Will we see the powerful, the pleasurable, the indestructible Mushu? Or will we see a live-action alternative that is more subdued and subtle? Maybe we won't get an actual character at all, but merely a quick glimpse of a small dragon statue in Mulan's ancestor room or some other Easter egg. So far, no one is reported to have been cast in the role, which doesn't bode well for a direct adaptation from the '90s original. However, fans can take comfort in the fact that the cast list does contain an entry for a character named Cricket, which hints that perhaps Mushu's sidekick Cri-Kee will somehow be represented. 

The official trailer seems to heavily imply that the story will be steering into the "Mulan, the phoenix" angle pretty hard. It even cuts to a shot of a live phoenix while Mulan's father is asking the ancestors to protect her. Perhaps instead of having no protector, we'll simply be seeing Mushu swapped out for a more appropriately epic phoenix guardian.

Mulan's Super Bowl spot: epic, epic, and more epic

Among the many movie sneak peeks presented during the 2020 Super Bowl was a 30-second ad for Mulan, offering condensed evidence of what was already fairly common knowledge: this movie is going to be epic. Along with a few already familiar shots, the Super Bowl spot shows glimpses of soldiers training by the hundreds, hordes of barbarian cavalry led by the intimidating villain Bori Khan, and hand-to-hand fighting with plenty of flipping, jumping, slicing, and dicing.

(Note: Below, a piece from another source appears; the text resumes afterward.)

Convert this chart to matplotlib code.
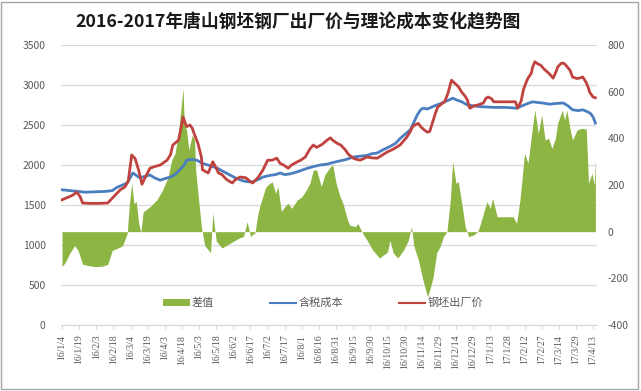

Along with the already familiar shot of Mulan dodging a pair of arrows while riding her horse, we also get a glimpse of the warrior literally jumping off of her steed while riding in order to deflect an incoming spear mid-throw. There's also a shot of the sorceress Xian Lang chucking a dagger at the heroine, who hits it out of the way with her sword just in the nick of time. Probably most epic of all, though, is a wide shot of Mulan leaping from a cliff only to land on her horse several dozen yards in front of her. We. Want. More.

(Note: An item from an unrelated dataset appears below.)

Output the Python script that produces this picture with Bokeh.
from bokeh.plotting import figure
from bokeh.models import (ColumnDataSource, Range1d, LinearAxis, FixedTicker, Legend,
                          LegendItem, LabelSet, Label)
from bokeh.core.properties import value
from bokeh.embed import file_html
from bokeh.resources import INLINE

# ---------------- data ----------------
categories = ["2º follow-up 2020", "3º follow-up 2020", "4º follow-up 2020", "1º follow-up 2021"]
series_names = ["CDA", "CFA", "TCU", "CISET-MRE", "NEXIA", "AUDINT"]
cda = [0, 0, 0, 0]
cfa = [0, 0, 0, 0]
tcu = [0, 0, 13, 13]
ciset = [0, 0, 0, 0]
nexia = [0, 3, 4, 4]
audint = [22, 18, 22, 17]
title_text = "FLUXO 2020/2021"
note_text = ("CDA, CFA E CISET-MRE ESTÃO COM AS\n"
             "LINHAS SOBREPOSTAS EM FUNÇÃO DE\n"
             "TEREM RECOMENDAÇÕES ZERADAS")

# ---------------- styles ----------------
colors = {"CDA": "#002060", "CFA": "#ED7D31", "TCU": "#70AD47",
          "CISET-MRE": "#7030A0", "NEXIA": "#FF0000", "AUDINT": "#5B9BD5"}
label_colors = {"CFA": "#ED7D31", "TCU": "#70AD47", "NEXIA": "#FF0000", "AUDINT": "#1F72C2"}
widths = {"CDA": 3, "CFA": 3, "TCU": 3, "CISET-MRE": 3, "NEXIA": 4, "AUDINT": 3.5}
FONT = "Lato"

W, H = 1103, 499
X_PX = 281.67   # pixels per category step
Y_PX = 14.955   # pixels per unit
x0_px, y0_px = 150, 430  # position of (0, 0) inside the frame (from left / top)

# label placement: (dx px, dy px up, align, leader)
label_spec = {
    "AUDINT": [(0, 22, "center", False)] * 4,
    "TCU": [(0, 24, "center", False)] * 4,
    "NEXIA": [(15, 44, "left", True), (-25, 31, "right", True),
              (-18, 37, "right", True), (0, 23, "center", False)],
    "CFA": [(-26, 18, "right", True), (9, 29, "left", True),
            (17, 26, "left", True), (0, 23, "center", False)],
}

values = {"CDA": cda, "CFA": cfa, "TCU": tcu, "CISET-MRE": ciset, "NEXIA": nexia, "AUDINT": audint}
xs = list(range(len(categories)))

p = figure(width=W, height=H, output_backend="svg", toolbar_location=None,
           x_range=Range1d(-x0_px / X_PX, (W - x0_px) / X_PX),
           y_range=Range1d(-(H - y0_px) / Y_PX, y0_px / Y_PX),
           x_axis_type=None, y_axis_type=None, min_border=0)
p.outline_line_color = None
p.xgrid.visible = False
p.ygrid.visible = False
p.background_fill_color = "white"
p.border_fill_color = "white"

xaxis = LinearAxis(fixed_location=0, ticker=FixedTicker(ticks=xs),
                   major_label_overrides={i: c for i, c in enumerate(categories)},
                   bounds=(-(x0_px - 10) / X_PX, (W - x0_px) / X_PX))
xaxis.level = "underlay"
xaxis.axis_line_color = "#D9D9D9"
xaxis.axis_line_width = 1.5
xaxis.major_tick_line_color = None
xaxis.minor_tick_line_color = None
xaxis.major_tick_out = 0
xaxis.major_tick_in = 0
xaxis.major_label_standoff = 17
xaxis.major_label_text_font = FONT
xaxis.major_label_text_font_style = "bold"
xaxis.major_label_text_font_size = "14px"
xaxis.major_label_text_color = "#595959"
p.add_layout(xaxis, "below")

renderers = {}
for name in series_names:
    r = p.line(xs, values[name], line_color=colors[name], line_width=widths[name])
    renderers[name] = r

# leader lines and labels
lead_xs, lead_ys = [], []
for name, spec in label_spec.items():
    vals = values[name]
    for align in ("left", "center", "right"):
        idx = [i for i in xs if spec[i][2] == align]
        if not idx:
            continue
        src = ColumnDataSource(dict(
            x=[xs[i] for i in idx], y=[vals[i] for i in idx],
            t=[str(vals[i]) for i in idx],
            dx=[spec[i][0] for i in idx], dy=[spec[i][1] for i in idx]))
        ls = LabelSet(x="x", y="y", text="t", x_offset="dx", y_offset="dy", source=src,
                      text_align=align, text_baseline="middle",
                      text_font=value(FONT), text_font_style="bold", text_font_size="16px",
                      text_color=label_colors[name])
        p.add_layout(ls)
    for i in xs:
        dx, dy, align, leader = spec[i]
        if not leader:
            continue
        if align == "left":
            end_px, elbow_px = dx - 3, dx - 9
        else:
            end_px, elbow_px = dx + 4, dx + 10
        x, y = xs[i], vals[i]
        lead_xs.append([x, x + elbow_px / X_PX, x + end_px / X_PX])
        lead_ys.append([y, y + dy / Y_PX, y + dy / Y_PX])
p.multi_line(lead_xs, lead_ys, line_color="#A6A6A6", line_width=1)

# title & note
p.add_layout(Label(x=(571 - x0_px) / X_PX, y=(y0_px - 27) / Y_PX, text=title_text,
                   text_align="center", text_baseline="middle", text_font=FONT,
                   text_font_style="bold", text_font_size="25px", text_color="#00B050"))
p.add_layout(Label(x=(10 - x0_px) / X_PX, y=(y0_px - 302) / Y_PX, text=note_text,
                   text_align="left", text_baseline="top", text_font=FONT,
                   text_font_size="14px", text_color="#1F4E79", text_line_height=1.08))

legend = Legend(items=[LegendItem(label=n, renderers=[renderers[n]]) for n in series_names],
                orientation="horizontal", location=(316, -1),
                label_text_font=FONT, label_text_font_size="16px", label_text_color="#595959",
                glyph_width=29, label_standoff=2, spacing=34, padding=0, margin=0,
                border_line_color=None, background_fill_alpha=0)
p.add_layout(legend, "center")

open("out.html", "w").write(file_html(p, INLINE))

On the more peaceful side of things, there's also a glimpse of the heroine dressed in armor with her hair down and face unveiled as she arrives in a village. Presumably, this comes from the end of the film (if we're judging from the cartoon ending at least). The spot wraps up with a shot of Mulan stating the classic line, "I will bring honor to us all."

Mulan gets a final trailer

Right around the same time that the Super Bowl spot dropped, a longer trailer was released that was billed as the "official final trailer" before the film's release. This one runs for a little over two minutes, and it uses that time to incorporate a bit of a narrative element in between the grandiose battle scenes.

It opens with an adviser explaining to the emperor that six northern cities have fallen to invaders before it flips over to show Xian Lang trouncing Chinese warriors with her mysterious powers. It then shifts to Mulan's family, where we see her elderly father — a war hero who's clearly past his prime. From there, it once again dives into the storyline we all know and love, this time incorporating a ton of grandiose scenery to back things up.

Perhaps the most intriguing addition to the final trailer is Bori Khan's discussion of why he is invading China. The warlord mentions taking revenge for his father, which sounds like we'll be getting a little bit more dimension in this iteration's villains. We also get an exciting new look at a key action sequence. As we bounce back and forth between the Chinese and barbarian armies, one shot shows the latter with a massive avalanche closing in behind them — sound familiar anyone?